Apparently lots of members are up in arms about the comments of the one union branch secretary - Stephen Smellie - which I reported on the blog site yesterday (via the Hamilton Advertiser).
See post dated 1 July 2012 - 'Foot And Mouth'.
One angry union member dropped me a note to say:
"I have never contacted you before but I was appalled at the comments from Stephen Smellie. I cannot believe his negative comments regarding the female workforce. It is like something from the dark ages. Does he not have a mother, wife or daughter? To think that this fight is all to do with a new three piece suite shows us what he thinks of women."
I was rather taken aback at the comments as well I have to admit - in fact it reminded me the old phrase 'pin money'.
Which was a term used in the 1960s by people who derided the fight for equal pay - because they wrongly labelled women as working for 'pin money' - or the little extra things in life.

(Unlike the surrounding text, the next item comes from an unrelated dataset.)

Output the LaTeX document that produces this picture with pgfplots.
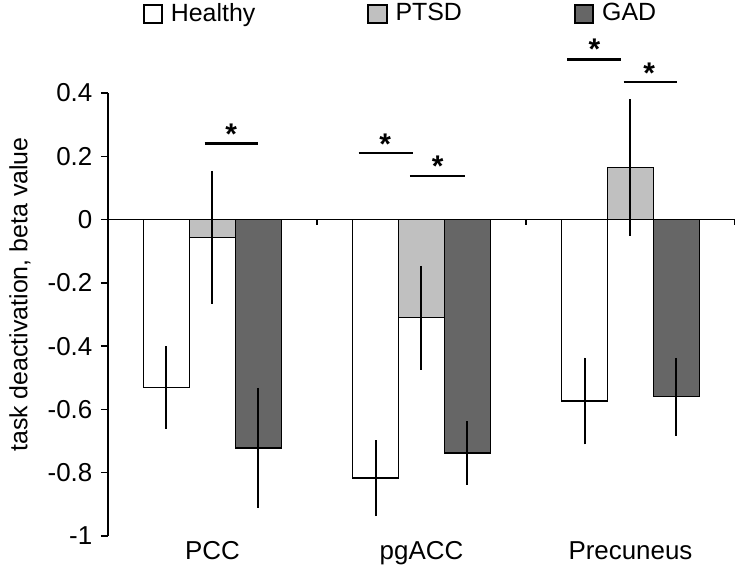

The implication being that male jobs were more important - because men were the real breadwinners in the household.
Anyone who has seen the film 'Made In Dagenham' will know what I mean - where the fight for equal pay in 1968 against the Ford Car Company (and some in the unions) - led directly to the 1970 Equal Pay Act.
South Lanarkshire Council's job evaluation scheme (JES) - which is how the council decides to pay male and female jobs of course - has recently been declared as unfit for purpose or 'not to be relied upon' by the Employment Tribunals.
In other words the council's JES does not comply with the 1970 Equal Pay Act - which is exactly what I've been saying for years.